— Start —

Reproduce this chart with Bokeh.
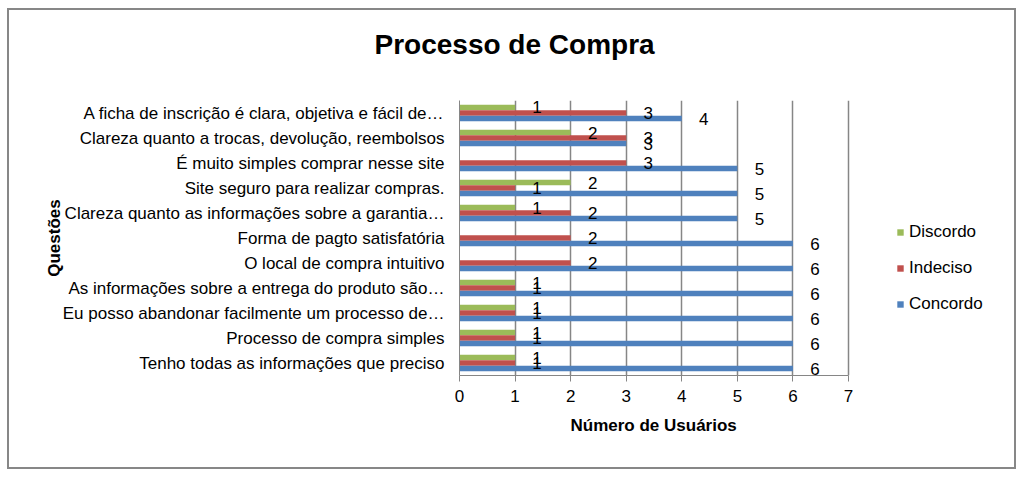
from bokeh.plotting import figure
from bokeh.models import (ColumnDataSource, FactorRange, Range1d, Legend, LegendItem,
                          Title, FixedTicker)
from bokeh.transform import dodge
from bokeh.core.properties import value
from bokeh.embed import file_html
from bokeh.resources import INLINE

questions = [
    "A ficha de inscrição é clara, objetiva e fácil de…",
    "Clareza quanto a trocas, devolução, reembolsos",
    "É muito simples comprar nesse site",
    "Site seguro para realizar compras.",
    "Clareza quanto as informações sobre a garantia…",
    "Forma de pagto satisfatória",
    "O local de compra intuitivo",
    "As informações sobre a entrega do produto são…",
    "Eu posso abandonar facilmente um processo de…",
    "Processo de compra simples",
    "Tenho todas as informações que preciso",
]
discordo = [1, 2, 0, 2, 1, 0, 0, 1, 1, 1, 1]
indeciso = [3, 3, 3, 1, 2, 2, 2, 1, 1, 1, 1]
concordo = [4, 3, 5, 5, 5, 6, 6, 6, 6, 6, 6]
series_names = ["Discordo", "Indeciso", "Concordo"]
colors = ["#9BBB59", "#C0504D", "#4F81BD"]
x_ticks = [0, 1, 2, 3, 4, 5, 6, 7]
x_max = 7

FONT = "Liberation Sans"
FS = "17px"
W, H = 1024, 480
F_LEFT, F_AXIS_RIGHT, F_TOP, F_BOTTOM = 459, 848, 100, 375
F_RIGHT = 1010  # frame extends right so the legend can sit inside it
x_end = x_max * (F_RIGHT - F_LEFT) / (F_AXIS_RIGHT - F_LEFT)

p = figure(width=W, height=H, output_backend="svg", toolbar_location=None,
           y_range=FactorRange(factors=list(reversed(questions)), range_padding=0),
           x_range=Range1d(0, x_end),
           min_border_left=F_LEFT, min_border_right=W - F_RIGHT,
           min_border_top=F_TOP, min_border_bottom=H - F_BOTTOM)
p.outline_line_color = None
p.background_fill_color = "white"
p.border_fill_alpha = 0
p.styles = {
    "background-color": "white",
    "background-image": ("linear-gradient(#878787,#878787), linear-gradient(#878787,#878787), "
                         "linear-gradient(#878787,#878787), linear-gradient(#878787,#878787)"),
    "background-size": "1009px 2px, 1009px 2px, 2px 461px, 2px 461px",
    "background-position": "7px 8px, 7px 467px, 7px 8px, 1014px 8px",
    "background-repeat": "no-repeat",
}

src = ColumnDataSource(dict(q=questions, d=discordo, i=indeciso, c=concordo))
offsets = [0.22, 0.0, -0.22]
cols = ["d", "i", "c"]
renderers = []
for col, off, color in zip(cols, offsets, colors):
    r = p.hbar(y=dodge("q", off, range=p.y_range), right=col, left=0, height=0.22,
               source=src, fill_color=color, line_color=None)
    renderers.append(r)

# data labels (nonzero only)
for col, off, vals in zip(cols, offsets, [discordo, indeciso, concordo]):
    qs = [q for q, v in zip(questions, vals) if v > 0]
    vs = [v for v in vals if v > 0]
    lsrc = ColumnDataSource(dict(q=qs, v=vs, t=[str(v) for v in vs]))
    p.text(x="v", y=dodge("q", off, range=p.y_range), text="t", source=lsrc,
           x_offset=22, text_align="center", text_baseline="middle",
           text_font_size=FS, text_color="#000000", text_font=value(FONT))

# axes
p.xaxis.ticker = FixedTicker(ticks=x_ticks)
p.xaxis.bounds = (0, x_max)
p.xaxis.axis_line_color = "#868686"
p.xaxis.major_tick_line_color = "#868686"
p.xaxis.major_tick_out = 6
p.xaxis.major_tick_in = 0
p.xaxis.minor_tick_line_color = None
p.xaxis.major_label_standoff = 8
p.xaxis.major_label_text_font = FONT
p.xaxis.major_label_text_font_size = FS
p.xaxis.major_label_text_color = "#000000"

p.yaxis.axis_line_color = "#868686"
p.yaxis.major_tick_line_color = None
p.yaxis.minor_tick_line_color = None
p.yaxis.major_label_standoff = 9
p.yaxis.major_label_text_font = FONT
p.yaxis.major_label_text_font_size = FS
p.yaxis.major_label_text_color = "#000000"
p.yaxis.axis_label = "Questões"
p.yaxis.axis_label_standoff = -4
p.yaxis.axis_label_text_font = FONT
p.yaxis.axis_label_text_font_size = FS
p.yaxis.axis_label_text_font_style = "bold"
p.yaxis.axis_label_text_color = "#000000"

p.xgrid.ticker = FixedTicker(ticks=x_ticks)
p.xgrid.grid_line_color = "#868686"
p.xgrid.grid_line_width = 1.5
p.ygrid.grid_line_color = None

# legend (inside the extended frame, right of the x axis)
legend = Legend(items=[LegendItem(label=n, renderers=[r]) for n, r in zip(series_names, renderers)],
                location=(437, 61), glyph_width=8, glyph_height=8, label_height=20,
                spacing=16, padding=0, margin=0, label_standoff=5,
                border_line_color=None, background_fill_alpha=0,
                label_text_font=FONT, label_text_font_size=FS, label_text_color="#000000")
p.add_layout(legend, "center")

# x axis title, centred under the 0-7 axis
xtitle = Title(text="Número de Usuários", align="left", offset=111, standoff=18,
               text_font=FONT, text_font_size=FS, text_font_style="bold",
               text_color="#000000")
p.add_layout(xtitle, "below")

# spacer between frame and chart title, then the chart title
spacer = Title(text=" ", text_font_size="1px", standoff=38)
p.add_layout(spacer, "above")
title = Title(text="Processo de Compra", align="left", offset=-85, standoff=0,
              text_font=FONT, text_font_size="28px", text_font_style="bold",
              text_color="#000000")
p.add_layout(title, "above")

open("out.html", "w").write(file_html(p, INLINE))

— End —

Work to complete
Give again exactly the lines running from the beginning of the material above through the line that contains "from bokeh.resources import INLINE", and leave out every picture.

Problem solution
Reproduce this chart with Bokeh.
from bokeh.plotting import figure
from bokeh.models import (ColumnDataSource, FactorRange, Range1d, Legend, LegendItem,
                          Title, FixedTicker)
from bokeh.transform import dodge
from bokeh.core.properties import value
from bokeh.embed import file_html
from bokeh.resources import INLINE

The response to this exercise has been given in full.